EXERCISE PROMPT: Write out the listing below in full and exactly, leaving out every picture.
## begin
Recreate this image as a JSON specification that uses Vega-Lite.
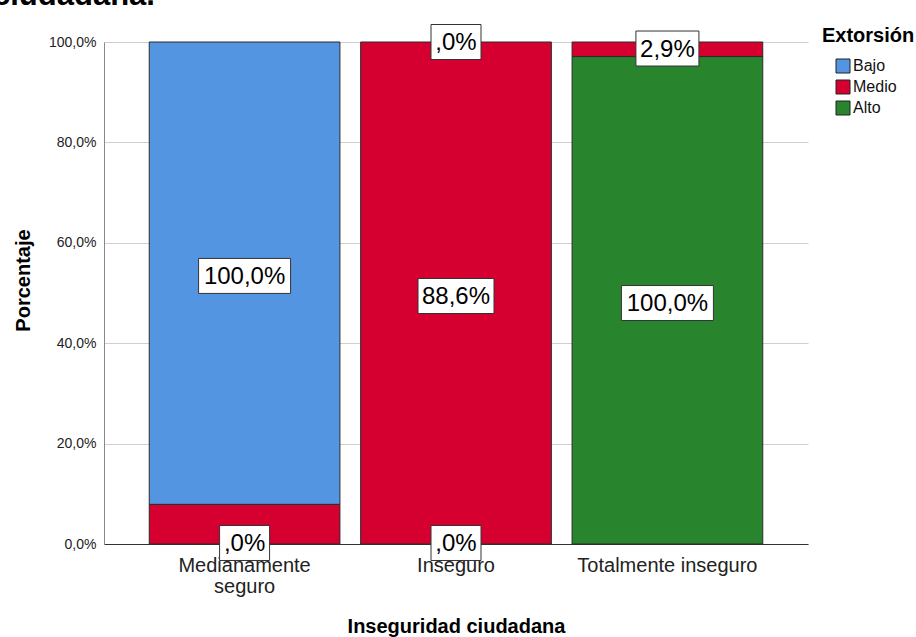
{
  "$schema": "https://vega.github.io/schema/vega-lite/v6.json",
  "width": 704,
  "height": 502,
  "autosize": "none",
  "padding": {"left": 104, "top": 42, "right": 108, "bottom": 93},
  "background": "white",
  "title": {"text": "ciudadana.", "anchor": "start", "frame": "group", "fontSize": 31, "fontWeight": "bold", "color": "#000", "dx": -111, "dy": 13, "offset": 0, "baseline": "alphabetic"},
  "config": {
    "font": "Liberation Sans",
    "view": {"stroke": null},
    "axis": {"labelFont": "Liberation Sans", "titleFont": "Liberation Sans"},
    "legend": {"labelFont": "Liberation Sans", "titleFont": "Liberation Sans"}
  },
  "datasets": {
    "barras": [
      {"cat": "Medianamente seguro", "ext": "Medio", "nivel": 2, "pct": 7.9},
      {"cat": "Medianamente seguro", "ext": "Bajo", "nivel": 1, "pct": 92.1},
      {"cat": "Inseguro", "ext": "Medio", "nivel": 2, "pct": 100},
      {"cat": "Totalmente inseguro", "ext": "Alto", "nivel": 3, "pct": 97.1},
      {"cat": "Totalmente inseguro", "ext": "Medio", "nivel": 2, "pct": 2.9}
    ],
    "etiquetas": [
      {"cat": "Medianamente seguro", "etiqueta": "100,0%", "pos": 53.4},
      {"cat": "Medianamente seguro", "etiqueta": ",0%", "pos": 0.2},
      {"cat": "Inseguro", "etiqueta": ",0%", "pos": 100},
      {"cat": "Inseguro", "etiqueta": "88,6%", "pos": 49.4},
      {"cat": "Inseguro", "etiqueta": ",0%", "pos": 0.2},
      {"cat": "Totalmente inseguro", "etiqueta": "100,0%", "pos": 48},
      {"cat": "Totalmente inseguro", "etiqueta": "2,9%", "pos": 98.7}
    ]
  },
  "layer": [
    {
      "data": {"name": "barras"},
      "mark": {"type": "bar", "stroke": "#2a2a2a", "strokeWidth": 1},
      "encoding": {
        "x": {
          "field": "cat", "type": "nominal",
          "sort": ["Medianamente seguro", "Inseguro", "Totalmente inseguro"],
          "scale": {"paddingInner": 0.098, "paddingOuter": 0.214},
          "axis": {
            "title": "Inseguridad ciudadana",
            "titleFontSize": 20, "titleFontWeight": "bold", "titleColor": "#000",
            "titleY": 88, "titleBaseline": "alphabetic",
            "labelAngle": 0, "labelFontSize": 20, "labelColor": "#222",
            "labelPadding": 11, "labelLineHeight": 21, "labelLimit": 0,
            "labelExpr": "datum.label == 'Medianamente seguro' ? ['Medianamente', 'seguro'] : datum.label",
            "ticks": false, "domainColor": "#333", "domainWidth": 1
          }
        },
        "y": {
          "field": "pct", "type": "quantitative", "stack": "zero",
          "scale": {"domain": [0, 100], "nice": false},
          "axis": {
            "title": "Porcentaje",
            "titleFontSize": 20, "titleFontWeight": "bold", "titleColor": "#000",
            "titleX": -81, "titleY": 238, "titleAngle": -90, "titleBaseline": "middle", "titleAlign": "center",
            "values": [0, 20, 40, 60, 80, 100],
            "labelExpr": "replace(format(datum.value, '.1f'), '.', ',') + '%'",
            "labelFontSize": 14, "labelColor": "#222", "labelPadding": 8,
            "ticks": false, "domainColor": "#888",
            "grid": true, "gridColor": "#cfcfcf", "gridWidth": 1
          }
        },
        "order": {"field": "nivel", "type": "quantitative", "sort": "descending"},
        "color": {
          "field": "ext", "type": "nominal",
          "scale": {"domain": ["Bajo", "Medio", "Alto"], "range": ["#5495E1", "#D60030", "#29852D"]},
          "legend": {
            "title": "Extorsión", "orient": "none", "legendX": 718, "legendY": -16,
            "titleFontSize": 20, "titleFontWeight": "bold", "titleColor": "#000", "titlePadding": 12,
            "labelFontSize": 16, "labelColor": "#111", "labelOffset": 2,
            "symbolType": "square", "symbolSize": 196, "symbolStrokeColor": "#222", "symbolStrokeWidth": 1,
            "symbolOffset": 13, "rowPadding": 3
          }
        }
      }
    },
    {
      "data": {"name": "etiquetas"},
      "mark": {"type": "point", "filled": true, "fill": "white", "stroke": "#333", "strokeWidth": 1, "opacity": 1, "size": 10000},
      "encoding": {
        "x": {"field": "cat", "type": "nominal", "sort": ["Medianamente seguro", "Inseguro", "Totalmente inseguro"]},
        "y": {"field": "pos", "type": "quantitative"},
        "shape": {
          "field": "etiqueta", "type": "nominal",
          "scale": {
            "domain": ["100,0%", "88,6%", ",0%", "2,9%"],
            "range": ["M-0.92,-0.35H0.92V0.35H-0.92Z", "M-0.76,-0.35H0.76V0.35H-0.76Z", "M-0.5,-0.35H0.5V0.35H-0.5Z", "M-0.63,-0.35H0.63V0.35H-0.63Z"]
          },
          "legend": null
        }
      }
    },
    {
      "data": {"name": "etiquetas"},
      "mark": {"type": "text", "fontSize": 24, "color": "#000", "align": "center", "baseline": "middle", "dy": 1},
      "encoding": {
        "x": {"field": "cat", "type": "nominal", "sort": ["Medianamente seguro", "Inseguro", "Totalmente inseguro"]},
        "y": {"field": "pos", "type": "quantitative"},
        "text": {"field": "etiqueta"}
      }
    }
  ]
}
## end
TASK OUTPUT:
Recreate this image as a JSON specification that uses Vega-Lite.
{
  "$schema": "https://vega.github.io/schema/vega-lite/v6.json",
  "width": 704,
  "height": 502,
  "autosize": "none",
  "padding": {"left": 104, "top": 42, "right": 108, "bottom": 93},
  "background": "white",
  "title": {"text": "ciudadana.", "anchor": "start", "frame": "group", "fontSize": 31, "fontWeight": "bold", "color": "#000", "dx": -111, "dy": 13, "offset": 0, "baseline": "alphabetic"},
  "config": {
    "font": "Liberation Sans",
    "view": {"stroke": null},
    "axis": {"labelFont": "Liberation Sans", "titleFont": "Liberation Sans"},
    "legend": {"labelFont": "Liberation Sans", "titleFont": "Liberation Sans"}
  },
  "datasets": {
    "barras": [
      {"cat": "Medianamente seguro", "ext": "Medio", "nivel": 2, "pct": 7.9},
      {"cat": "Medianamente seguro", "ext": "Bajo", "nivel": 1, "pct": 92.1},
      {"cat": "Inseguro", "ext": "Medio", "nivel": 2, "pct": 100},
      {"cat": "Totalmente inseguro", "ext": "Alto", "nivel": 3, "pct": 97.1},
      {"cat": "Totalmente inseguro", "ext": "Medio", "nivel": 2, "pct": 2.9}
    ],
    "etiquetas": [
      {"cat": "Medianamente seguro", "etiqueta": "100,0%", "pos": 53.4},
      {"cat": "Medianamente seguro", "etiqueta": ",0%", "pos": 0.2},
      {"cat": "Inseguro", "etiqueta": ",0%", "pos": 100},
      {"cat": "Inseguro", "etiqueta": "88,6%", "pos": 49.4},
      {"cat": "Inseguro", "etiqueta": ",0%", "pos": 0.2},
      {"cat": "Totalmente inseguro", "etiqueta": "100,0%", "pos": 48},
      {"cat": "Totalmente inseguro", "etiqueta": "2,9%", "pos": 98.7}
    ]
  },
  "layer": [
    {
      "data": {"name": "barras"},
      "mark": {"type": "bar", "stroke": "#2a2a2a", "strokeWidth": 1},
      "encoding": {
        "x": {
          "field": "cat", "type": "nominal",
          "sort": ["Medianamente seguro", "Inseguro", "Totalmente inseguro"],
          "scale": {"paddingInner": 0.098, "paddingOuter": 0.214},
          "axis": {
            "title": "Inseguridad ciudadana",
            "titleFontSize": 20, "titleFontWeight": "bold", "titleColor": "#000",
            "titleY": 88, "titleBaseline": "alphabetic",
            "labelAngle": 0, "labelFontSize": 20, "labelColor": "#222",
            "labelPadding": 11, "labelLineHeight": 21, "labelLimit": 0,
            "labelExpr": "datum.label == 'Medianamente seguro' ? ['Medianamente', 'seguro'] : datum.label",
            "ticks": false, "domainColor": "#333", "domainWidth": 1
          }
        },
        "y": {
          "field": "pct", "type": "quantitative", "stack": "zero",
          "scale": {"domain": [0, 100], "nice": false},
          "axis": {
            "title": "Porcentaje",
            "titleFontSize": 20, "titleFontWeight": "bold", "titleColor": "#000",
            "titleX": -81, "titleY": 238, "titleAngle": -90, "titleBaseline": "middle", "titleAlign": "center",
            "values": [0, 20, 40, 60, 80, 100],
            "labelExpr": "replace(format(datum.value, '.1f'), '.', ',') + '%'",
            "labelFontSize": 14, "labelColor": "#222", "labelPadding": 8,
            "ticks": false, "domainColor": "#888",
            "grid": true, "gridColor": "#cfcfcf", "gridWidth": 1
          }
        },
        "order": {"field": "nivel", "type": "quantitative", "sort": "descending"},
        "color": {
          "field": "ext", "type": "nominal",
          "scale": {"domain": ["Bajo", "Medio", "Alto"], "range": ["#5495E1", "#D60030", "#29852D"]},
          "legend": {
            "title": "Extorsión", "orient": "none", "legendX": 718, "legendY": -16,
            "titleFontSize": 20, "titleFontWeight": "bold", "titleColor": "#000", "titlePadding": 12,
            "labelFontSize": 16, "labelColor": "#111", "labelOffset": 2,
            "symbolType": "square", "symbolSize": 196, "symbolStrokeColor": "#222", "symbolStrokeWidth": 1,
            "symbolOffset": 13, "rowPadding": 3
          }
        }
      }
    },
    {
      "data": {"name": "etiquetas"},
      "mark": {"type": "point", "filled": true, "fill": "white", "stroke": "#333", "strokeWidth": 1, "opacity": 1, "size": 10000},
      "encoding": {
        "x": {"field": "cat", "type": "nominal", "sort": ["Medianamente seguro", "Inseguro", "Totalmente inseguro"]},
        "y": {"field": "pos", "type": "quantitative"},
        "shape": {
          "field": "etiqueta", "type": "nominal",
          "scale": {
            "domain": ["100,0%", "88,6%", ",0%", "2,9%"],
            "range": ["M-0.92,-0.35H0.92V0.35H-0.92Z", "M-0.76,-0.35H0.76V0.35H-0.76Z", "M-0.5,-0.35H0.5V0.35H-0.5Z", "M-0.63,-0.35H0.63V0.35H-0.63Z"]
          },
          "legend": null
        }
      }
    },
    {
      "data": {"name": "etiquetas"},
      "mark": {"type": "text", "fontSize": 24, "color": "#000", "align": "center", "baseline": "middle", "dy": 1},
      "encoding": {
        "x": {"field": "cat", "type": "nominal", "sort": ["Medianamente seguro", "Inseguro", "Totalmente inseguro"]},
        "y": {"field": "pos", "type": "quantitative"},
        "text": {"field": "etiqueta"}
      }
    }
  ]
}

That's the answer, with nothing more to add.